Alternative energy demands are growing, and biodiesel is a promising potential to replace fossil fuels. This potential is of important interest due to the fact that biodiesel is a eco-friendly and renewable source of energy. This work presents the utilization of a basic heterogenous catalyst for the production of biodiesel through the transesterification reaction of refined sunflower vegetable oil. Prepared KOH/Al2O3 catalyst was implemented to reach high biodiesel yields. This catalyst was prepared via wetness impregnation and incipient wetness methods to study the effect of preparation techniques. This novel catalyst was prepared via different KOH loadings (10 wt. %, 20 wt. %, and 30 wt. %) and tested for transesterification reaction via different CTORs (2.5 wt. %, 5 wt. %, 7.5 wt. %, and 10 wt. %). The reaction was conducted in batch reactor at 60 °C. A yield of 99% was obtained using 30 wt. % loading KOH supported on Al2O3 within 15 minutes. The reusability of the catalyst was studied for a reaction time of 4 hours and proved a high stability for 3 consecutive runs. Eggshells and KOH impregnated on eggshells were prepared and tested for biodiesel production. Relatively low biodiesel yields were obtained for both catalysts limiting their use for transesterification reaction.

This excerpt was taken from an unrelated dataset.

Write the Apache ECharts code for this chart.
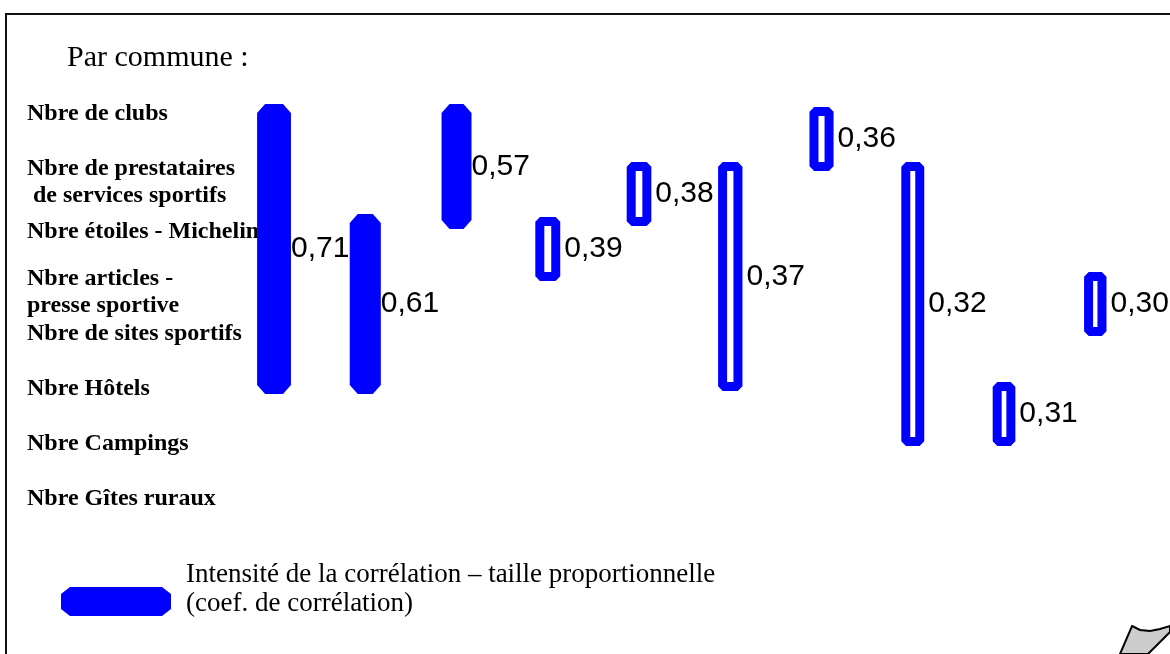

Moreover, a scaled-up process design for a biodiesel plant in Zahleh was investigated using the prepared KOH/Al2O3 catalyst. This process requires the collection of waste vegetable oil from households and industries, the pretreatment of this oil, the transesterification reaction, and the purification of the produced biodiesel. A PBR was used for this process along with an eggshells designed membrane for the purification of biodiesel for further applications and uses. An environmental and economic assessments were studied to ensure a high efficiency operation within allowable costs.